I don’t know how easy either of these might be to code, but two possibilities are:

A) The creation of ‘School Projects’ that work differently than standard projects. For example, identifications from project members might not count toward CID on project observations unless approved by the project creator or a project administrator. I imagine this would cut down on the number of RG observations that are the result of students using the AI and/or blindly agreeing with one another.

Going an extra step further, if observations were not officially tallied in the project numbers until they were reviewed by the creator/administrators it might also bring inappropriate attention from students to a teacher’s attention more easily. And if the students notice that their observations haven’t been added to the project tallies yet it might encourage them to notify their teacher and ask that the recent additions be gone through and approved. (Thus the students would care as much about the teacher’s attention to the project as regular iNat users who might also be going through the observations.)

Perhaps when a project is created the site can look for a list of keywords (school, class, elementary, primary, etc.) with a pop-up asking if it’s for a class project and explaining how it works. That might not work in every case but perhaps it could be a start?

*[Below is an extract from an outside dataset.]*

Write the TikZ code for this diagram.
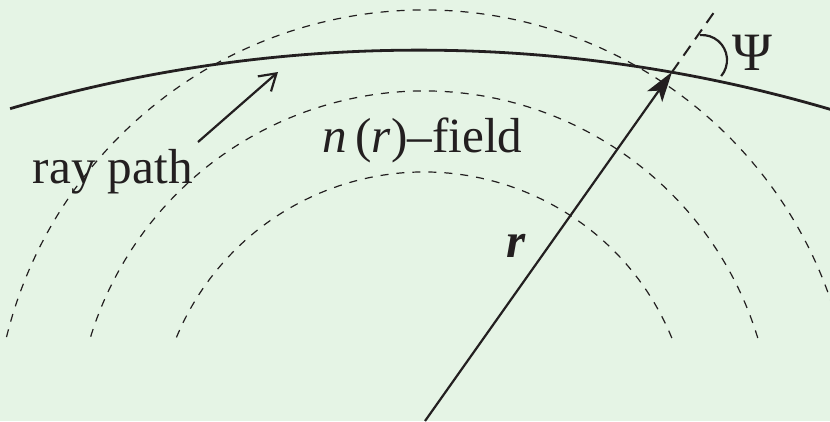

B) Another option is to not have project members’ identifications on other project members’ observations count toward CID if their account is below a certain age. They would still be allowed to add full identifications to other observations on the site as normal, the restriction would only be for the projects that they have voluntarily joined. This wouldn’t do much to help in collection projects – which includes the City Nature Challenges, if I remember correctly – but might help for teacher-created class projects.